“I would like to see an end to the illegal under-the-table dealings of most major and some craft breweries.
When dealing with licensees this activity completely distorts the true reasons for doing business which is surely to buy or make a product that is good and truly popular and then sell it for a fair markup with no further influences.
In order for this to happen the AGCO will have to enforce the rules that exist instead of slapping the hands of major corporations every few years with a fine that is so relatively small that it is seen to be merely the cost of doing business.”
Michael Hancock is veteran of Ontario’s beer scene, having worked in the industry for nearly 40 years. He was one of the founders of Denison’s Brew Pub where he developed his world class Denison’s Weissbier and since 2010 has been a partner in Collingwood’s Side Launch Brewing Co. He delivered the remarks above as part of a “Pioneers Panel” at the Ontario Craft Brewer’s Conference on October 16, 2014, when he was asked what he would like to see change in the brewing industry in the next few years.
Hancock’s comments come following mini-uproar in the United States started when Dann Paquette, co-founder and brewer of Pretty Things Beer & Ale Project in Cambridge, Massachusetts, went on a late night twitter rant about the practice of larger breweries purchasing draft lines and the difficulties small brewers have getting into bars as a result. A handful of larger media outlets have since picked up Paquette’s story and, as a result, Massachusetts lawmakers are now looking into the practice.
As Hancock points out, the practice is likewise rampant in Ontario and is similarly illegal (and it’s an issue that I have written about previously).
Following Dann Paquette’s public comments, some Ontario beer industry folks suggested that perhaps this practice would be less widespread if people had some means of outing bar owners who don’t play fairly. To test this theory, I created a completely anonymous website for submissions about tales of “dirty draft lines.”

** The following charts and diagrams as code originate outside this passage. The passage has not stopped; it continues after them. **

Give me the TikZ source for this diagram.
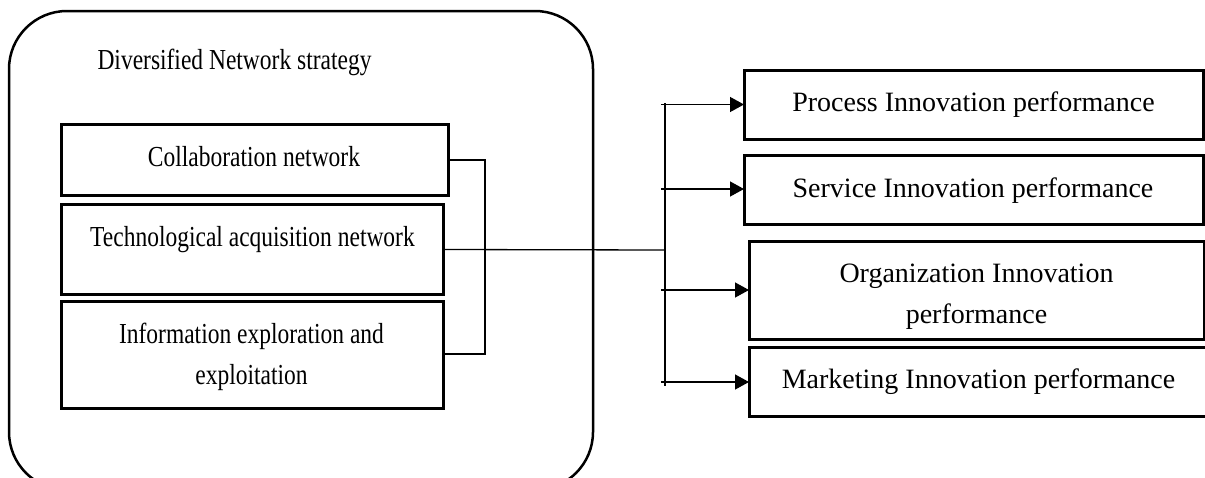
\documentclass[tikz,border=0pt]{standalone}
\usepackage{fontspec}
\usepackage{graphicx}
\setmainfont{Liberation Serif}
\usetikzlibrary{arrows.meta}
\newcommand\narrowtext[1]{\scalebox{0.81}[1]{\begin{tabular}[t]{@{}c@{}}#1\end{tabular}}}
\newcommand\widetext[1]{\begin{tabular}[t]{@{}c@{}}#1\end{tabular}}
\begin{document}
\begin{tikzpicture}[x=1pt,y=-1pt,
  box/.style={draw,line width=3pt,inner sep=0pt,outer sep=0pt},
  lfont/.style={font=\fontsize{29}{41}\selectfont},
  rfont/.style={font=\fontsize{28}{41}\selectfont},
  txt/.style={inner sep=0pt,anchor=base},
  conn/.style={line width=1.3pt},
  arr/.style={line width=1.3pt,-{Triangle[length=14pt,width=15pt]}}]
\useasboundingbox (0,0) rectangle (1205,477);
\draw[line width=2.5pt,rounded corners=58pt] (9,11) rectangle (593,490);
\node[txt,lfont] (title) at (234.5,69.3) {\narrowtext{Diversified Network strategy}};
% left boxes
\node[box,minimum width=387pt,minimum height=71pt] (b1) at (254.5,159.5) {};
\node[box,minimum width=382pt,minimum height=90pt] (b2) at (252,249.5) {};
\node[box,minimum width=382pt,minimum height=107pt] (b3) at (252,354.5) {};
\node[txt,lfont] (b1t) at (254,166) {\narrowtext{Collaboration network}};
\node[txt,lfont] (b2t) at (252.5,246) {\narrowtext{Technological acquisition network}};
\node[txt,lfont] (b3t) at (251.5,343) {\narrowtext{Information exploration and\\exploitation}};
% right boxes
\node[box,minimum width=459pt,minimum height=69pt] (p) at (973.5,104.5) {};
\node[box,minimum width=459pt,minimum height=69pt] (s) at (973.5,189.5) {};
\node[box,minimum width=455pt,minimum height=98pt] (o) at (976.5,290) {};
\node[box,minimum width=461pt,minimum height=69pt] (m) at (979.5,381.5) {};
\node[txt,rfont] (pt) at (973.5,111) {\widetext{Process Innovation performance}};
\node[txt,rfont] (st) at (973,197) {\widetext{Service Innovation performance}};
\node[txt,rfont] (ot) at (976.5,282) {\widetext{Organization Innovation\\performance}};
\node[txt,rfont] (mt) at (978.5,388) {\widetext{Marketing Innovation performance}};
% connectors
\coordinate (j1) at (485,160);
\coordinate (j3) at (485,354);
\coordinate (hub) at (665,250);
\coordinate (vt) at (665,103);
\coordinate (vb) at (665,386);
\coordinate (a1) at (661,104.5);
\coordinate (a2) at (661,189);
\coordinate (a3) at (661,290);
\coordinate (a4) at (661,382);
\draw[conn] (b1.east |- j1) -- (j1) -- (j3) -- (b3.east |- j3);
\draw[conn] (b2.east) -- (hub);
\draw[conn] (vt) -- (vb);
\draw[arr] (a1) -- (a1 -| p.west);
\draw[arr] (a2) -- (a2 -| s.west);
\draw[arr] (a3) -- (a3 -| o.west);
\draw[arr] (a4) -- (a4 -| m.west);
\end{tikzpicture}
\end{document}
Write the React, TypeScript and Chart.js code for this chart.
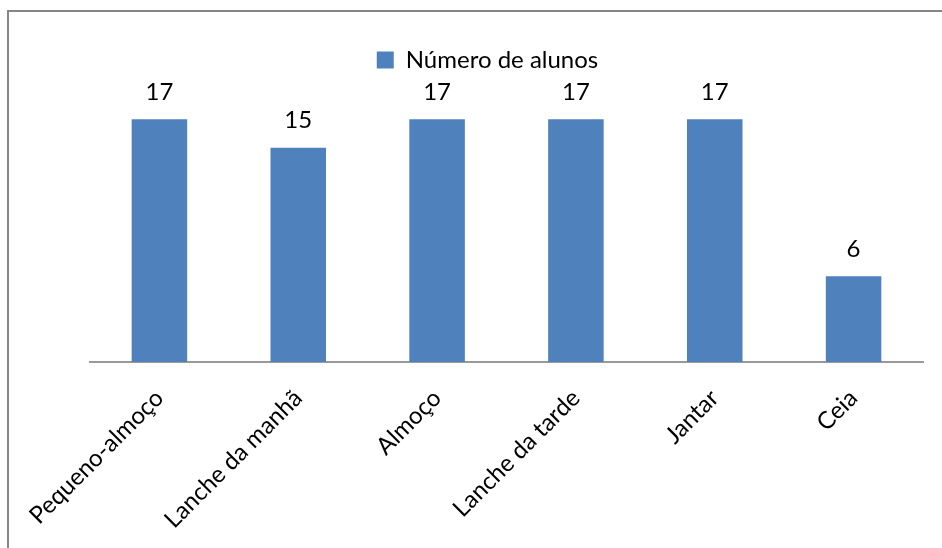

Since it was created on October 15, 2014, Dirty Lines has received zero submissions.
Photo credit: Ian Willms
3 thoughts on “Quoted: Veteran brewer Michael Hancock on purchased draft lines”
8 days and you expect that you’ll have a long list? Actually, thanks for putting that there. Maybe with a bit of coverage, it will take off. While no fan of the beer store, I would rather see these type of things that are way more damaging to smaller (note not craft) brewers getting into the market.
Once again, Michael Hancock has so eloquently said what I have been trying to say for a while (and just end up yelling at people on occasion…).
More than the LCBO issues and the stupid Beer Store monopoly that will eventually end, THIS is the key issue. If rules are not enforced then no system can work. If money makes the rules, then the consumer (and ethical small brewers) will suffer. My experience has been that nearly all Ontario craft breweries, and their association, are more than complicit in the ‘kick backs’ or the vaguely disguised equivalents that happen at > 90% of the bars I have spoken with.
It is so prevalent, and accepted as a ‘part of the business’ that it’s not even cleverly disguised anymore by most. If you have any friend in the industry, ask what versions of this game they personally have witnessed and you will have a lot of stores.
The lack of evidence is not the issue, it’s the POLITICAL will to do anything about it. The AGCO is well aware, but unless pushed by active complaints they are ‘not a policing agency’ in their words, and they feel no pressure or directive from their legislative overlords at the Ontario Legislature to change (for whatever reasons, but speculation that it’s related to massive political contributions by macro breweries to politicians is at least a fair guess).
The last part about anonymously outing other breweries is at least something, but I have hesitations on taking that approach and would prefer an open dialogue with other brewers to all come to an agreement on how we grow this industry in a positive and ethical way. It would have to involve admissions of past practices and a ‘clean slate’ approach going forward. It is the better way for everyone including consumers. I’m just not sure who will go willingly to this new world order, and who will have to be outed. In this area, the lack of leadership by an association is clearly a sore point, and brings up another critical issue that will have to be addressed sooner rather than later if the industry is to grow and thrive in Ontario as it does in so many other places. But for now, Michaels voice is great to have, we need a few more.
The Indie Alehouse
I also own a small Ontario brewery and it really hurts when Im told that a tap will cost me 500 to 1000 at an account. It also really hurts to see the larger OCB breweries throw money around, kick backs, free product etc etc to bar owners. The OCB needs to set some standards about best practices and have them followed.